Please note that following a macro such as $(SolutionDir) there is no need to add a backward slash "\". Just use $(SolutionDir)mylibdir\mylib.lib.
In case you just can't get it to work, open the project file externally from Notepad and check it.
There are a couple of hints you need to know.
consider your app is running under c:\MyRepository\MyApp
a single dot on your path means the folder where your app runs. So if you like to reach some folder or file under MyApp folder (imagine c:\MyRepository\MyApp\Resources\someText.txt) you can do it like var bla = File.Exists(./Resources/someText.txt)
and you can go one level up with double dots (..) think about a folder under c:\MyRepository\SomeFolder\sometext.txt
for MyApp, it will be like
var bla = File.Exists(../SomeFolder/someText.txt)
and it is possible to go 2,3,4.. levels up like
../../SomeFolder (2 levels up)
../../../SomeFolder (3 levels up)
and path starting with no dots means the drive root. var bla = File.Exists(/SomeFolder/someText.txt) will look for the c:\SomeFolder\someText.txt in our scenario.
I have around 120 header files (.h files) , and in all of them each one includes many other header files using #include <abcd/xyz.h>, but as I kept .h files in a specific folder, preprocessor is generating filenotfound error.
I moved all the .h files to the single .C file that is calling the first headerfile.
One way to do is make #include <abcd/xyz.h> as #include "abcd/xyz" , but I need to do this in all the header files wherever there is an include statement, and there are hundreds of them.
I can't include many of them in the headerfiles section in Visualstudio because, some of the headerfiles have the same name, but they reside in different directories. (<abcd/xyz.h>,<efgh/xyz.h>).
Any way to do this?
You should add a path into "Additional include directories" in the "C++" section of the project options (the "General" tab). You can use environment variables as well as "this folder" (.) shortcut and "up one folder" (..) shortcut for this setting to not be bound to a certain directory structure.
and I can't include many of them in the headerfiles section in Visualstudio because , some of the headerfiles have the same name, but they reside in different directories.(,)
That's a pretty big problem unless the files that are including those non-uniquely named headers are in the same directory as the header files themselves.
You have no way to guarantee that the compiler will locate one header before another without modifying the #include directive itself (and adding a relative path as one example).
EDIT: It looks like Visual Studio will allow you to specify different Additional Include Directories for each source file in a project (rt-click on the source file in Solution Explorer and modify C/C++ properties). But I think this would be more work than modifying the #include directives themselves - depends on how many non-unique header filenames you have.

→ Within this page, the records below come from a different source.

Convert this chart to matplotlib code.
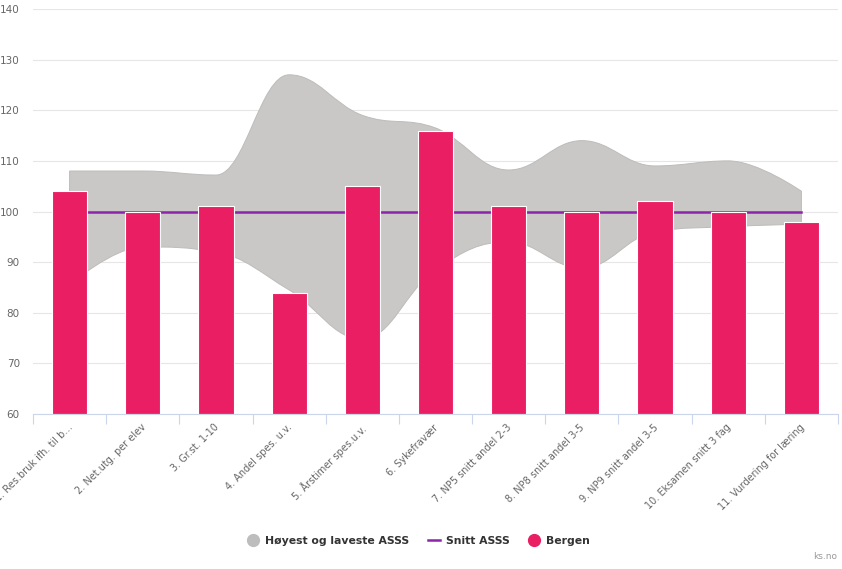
import numpy as np
import matplotlib.pyplot as plt
from matplotlib.path import Path
from matplotlib.patches import PathPatch
from matplotlib.lines import Line2D

categories = ["1. Res.bruk ifh. til b\u2026", "2. Net.utg. per elev", "3. Gr.st. 1-10",
              "4. Andel spes. u.v.", "5. \u00c5rstimer spes.u.v.", "6. Sykefrav\u00e6r",
              "7. NP5 snitt andel 2-3", "8. NP8 snitt andel 3-5", "9. NP9 snitt andel 3-5",
              "10. Eksamen snitt 3 fag", "11. Vurdering for l\u00e6ring"]
bergen = [104, 100, 101, 84, 105, 116, 101, 100, 102, 100, 98]
snitt = [100, 100, 100, 100, 100, 100, 100, 100, 100, 100, 100]
hoyest = [108, 108, 107.2, 127, 119, 116.5, 108.2, 114, 109, 110, 104]
laveste = [85.5, 93, 92, 84.5, 74.8, 88.5, 94, 88.8, 96, 97, 97.5]
yticks = [60, 70, 80, 90, 100, 110, 120, 130, 140]


def spline_segments(xs, ys, smoothing=1.5):
    # highcharts-like spline: bezier vertices and codes (no leading MOVETO)
    n = len(xs)
    lc = [(xs[i], ys[i]) for i in range(n)]
    rc = [(xs[i], ys[i]) for i in range(n)]
    d = smoothing + 1
    for i in range(1, n - 1):
        x, y = xs[i], ys[i]
        lx, ly = xs[i - 1], ys[i - 1]
        nx, ny = xs[i + 1], ys[i + 1]
        lcx = (smoothing * x + lx) / d
        lcy = (smoothing * y + ly) / d
        rcx = (smoothing * x + nx) / d
        rcy = (smoothing * y + ny) / d
        if rcx != lcx:
            corr = (rcy - lcy) * (rcx - x) / (rcx - lcx) + y - rcy
            lcy += corr
            rcy += corr
        if lcy > ly and lcy > y:
            lcy = max(ly, y)
            rcy = 2 * y - lcy
        elif lcy < ly and lcy < y:
            lcy = min(ly, y)
            rcy = 2 * y - lcy
        if rcy > ny and rcy > y:
            rcy = max(ny, y)
            lcy = 2 * y - rcy
        elif rcy < ny and rcy < y:
            rcy = min(ny, y)
            lcy = 2 * y - rcy
        lc[i] = (lcx, lcy)
        rc[i] = (rcx, rcy)
    verts, codes = [], []
    for i in range(1, n):
        verts += [rc[i - 1], lc[i], (xs[i], ys[i])]
        codes += [Path.CURVE4] * 3
    return verts, codes


fig = plt.figure(figsize=(8.42, 5.69), dpi=100)
ax = fig.add_axes([33 / 842, 155 / 569, 805 / 842, 405 / 569])

x = np.arange(len(categories))

# range band (upper edge left->right, lower edge back)
uv, uc = spline_segments(list(x), hoyest)
lv, lcodes = spline_segments(list(x[::-1]), laveste[::-1])
verts = [(x[0], hoyest[0])] + uv + [(x[-1], laveste[-1])] + lv + [(x[0], hoyest[0])]
codes = [Path.MOVETO] + uc + [Path.LINETO] + lcodes + [Path.CLOSEPOLY]
ax.add_patch(PathPatch(Path(verts, codes), facecolor="#c9c8c7", edgecolor="#bdbcbb",
                       lw=0.7, zorder=2))

ax.plot(x, snitt, color="#8E24AA", lw=1.8, zorder=3)
ax.bar(x, [b - 60 for b in bergen], bottom=60, width=0.48, color="#E91E63",
       edgecolor="white", linewidth=0.8, zorder=4)

ax.set_xlim(-0.5, len(categories) - 0.5)
ax.set_ylim(60, 140)
ax.set_yticks(yticks)
ax.tick_params(axis="y", length=0, pad=9.5, labelsize=7.5, labelcolor="#666666")
ax.grid(axis="y", color="#e6e6e6", lw=0.8, zorder=0)
ax.set_axisbelow(True)
for s in ["top", "right", "left"]:
    ax.spines[s].set_visible(False)
ax.spines["bottom"].set_color("#ccd6eb")
ax.spines["bottom"].set_zorder(5)

ax.set_xticks(np.arange(len(categories) + 1) - 0.5)
ax.set_xticklabels([])
ax.tick_params(axis="x", length=7, color="#ccd6eb", width=0.8)
for i, c in enumerate(categories):
    ax.annotate(c, xy=(i, 60), xytext=(-1.5, -6), textcoords="offset points",
                rotation=45, ha="right", va="top", rotation_mode="anchor",
                fontsize=7, color="#666666", annotation_clip=False)

handles = [
    Line2D([], [], marker="o", ls="none", color="#bdbdbd", markersize=8.5),
    Line2D([], [], color="#8E24AA", lw=1.8),
    Line2D([], [], marker="o", ls="none", color="#E91E63", markersize=8.5),
]
labels = ["H\u00f8yest og laveste ASSS", "Snitt ASSS", "Bergen"]
leg = fig.legend(handles, labels, loc="center", bbox_to_anchor=(0.497, 28 / 569), ncol=3,
                 frameon=False, handlelength=1.1, handletextpad=0.55, columnspacing=1.7,
                 prop={"weight": "bold", "size": 7.8})
for t in leg.get_texts():
    t.set_color("#333333")

fig.text(837 / 842, 8 / 569, "ks.no", ha="right", va="bottom", fontsize=6.5, color="#999999")

fig.savefig("out.png", dpi=100)
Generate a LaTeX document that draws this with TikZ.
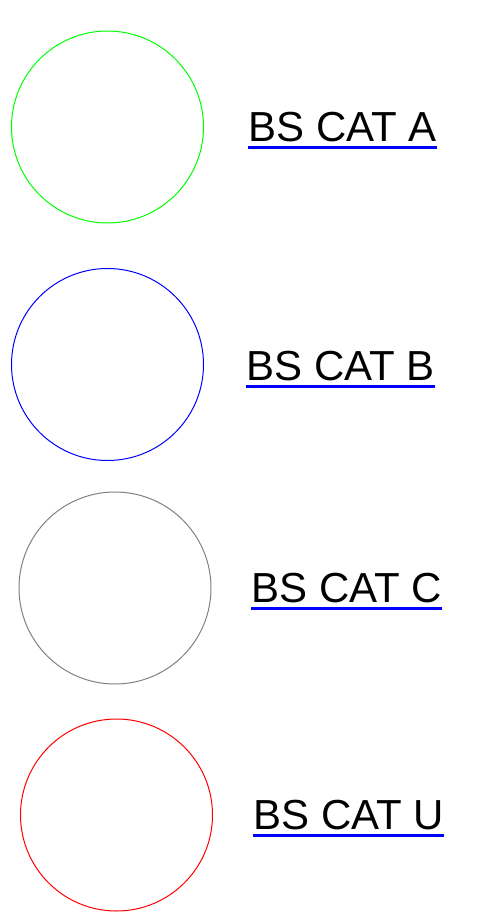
\documentclass[tikz,border=0pt]{standalone}
\usepackage{fontspec}
\setmainfont{Liberation Sans}
\definecolor{pgreen}{RGB}{0,255,0}
\definecolor{pblue}{RGB}{0,0,255}
\definecolor{pgray}{RGB}{128,128,128}
\definecolor{pred}{RGB}{255,0,0}
\begin{document}
\begin{tikzpicture}[x=1pt,y=-1pt,
  ring/.style={circle,draw=#1,line width=1pt,minimum size=192pt,inner sep=0pt},
  lab/.style={anchor=base west,inner sep=0pt,font=\fontsize{42}{44}\selectfont},
  uline/.style={draw=pblue,line width=3pt}]
\useasboundingbox (0,0) rectangle (479,915);
\node[ring=pgreen] (ca) at (107.5,127) {};
\node[ring=pblue] (cb) at (107.5,364.5) {};
\node[ring=pgray] (cc) at (115,588) {};
\node[ring=pred] (cu) at (116.5,815) {};
\node[lab] (ta) at (248.3,141.5) {BS CAT A};
\node[lab] (tb) at (246.3,380.5) {BS CAT B};
\node[lab] (tc) at (251.3,602.4) {BS CAT C};
\node[lab] (tu) at (253.3,829.2) {BS CAT U};
\foreach \t in {ta,tb,tc,tu}
  \draw[uline] ([yshift=-5.8pt]\t.base west) -- ([yshift=-5.8pt]\t.base east);
\end{tikzpicture}
\end{document}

In the project settings (under C/C++ in VS2005/2008) there's an option for "additional include directories". You can add the folders containing your header files here, using relative paths.
You can also do this at the IDE level in Tools -> Options -> Projects and Solutions -> VC++ Directories -> Include Files. Typically this method is reserved for headers included as part of a formal library. The first option is typically preferred as it's portable (you can ship your project file to another developer and, provided you use relative/macro'd paths, they can build the project as-is).
What you're looking for is the -I flag and you give the directory...
If you have a Makefile, you should add it to the CPP_FLAGS something like that....
You can also add an INCLUDE variable to your environment variables.